When I have colds also, Ivan sleeps on my bed with me all day.
Do your cats have a way of showing love when sickness strikes?


----------



## MowMow (Nov 6, 2010)

Absolutely. When I was having my kidney stone troubles MowMow was such a sweetheart. He was always laying close to me and purring constantly (he normally only purrs when we're going to sleep at night or first think in the morning).

Whenever I'm sick he's always right with me and is way more quiet than usual. I find him incredibly soothing when I'm ill.


----------



## KittieLover (May 2, 2011)

Yes. When I have the flu, the cold, or when I am feeling sick,
both of my cats come sit next to me or on my lap and cuddle!
It sooo makes me feel much better!


----------



## bkitty (Aug 17, 2009)

Yes absolutely! My guys will even wake me up if the bloodsugars get extremely high in the middle of the night. If the facepats don't work a good old fashioned nose chomp will. Hubby got nose chomped a couple times when Bentley got anxious. Realisticly it is probably because my breath changes scent but I LIKE the idea they are looking out for me.


----------



## Nan (Oct 11, 2010)

Luckily I haven't been sick yet to test this with my girls. But Sophie (rip) used to camp out with me in bed or on the couch...of course she would do that when I was well also...but it was comforting.

Bkitty, that's pretty cool that your cats do this. I have heard of service dogs that are trained to sniff for breath differences like that.


----------



## kittywitty (Jun 19, 2010)

Just the other day, I was sick with a bad cold and I noticed both my cats jumping on the couch, which they never do.
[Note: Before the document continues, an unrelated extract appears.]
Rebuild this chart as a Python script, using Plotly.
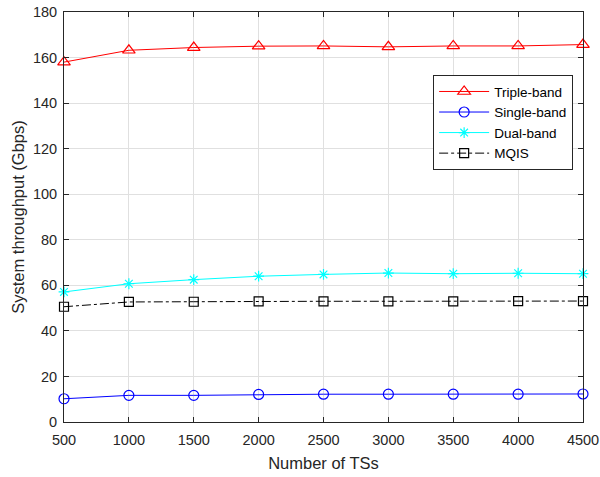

I had fallen asleep while watching tv and when I woke up, one was sitting on the couch next to me and the other one was sitting on the table next to the couch, on my other side. I couldn't believe they were both with me comforting me. Usually they both hang out in their beds on the floor. I never could get them to sit on the couch with me so I was very surprised and I believe it was because they sensed that I was not feeling well. I love my cats.


----------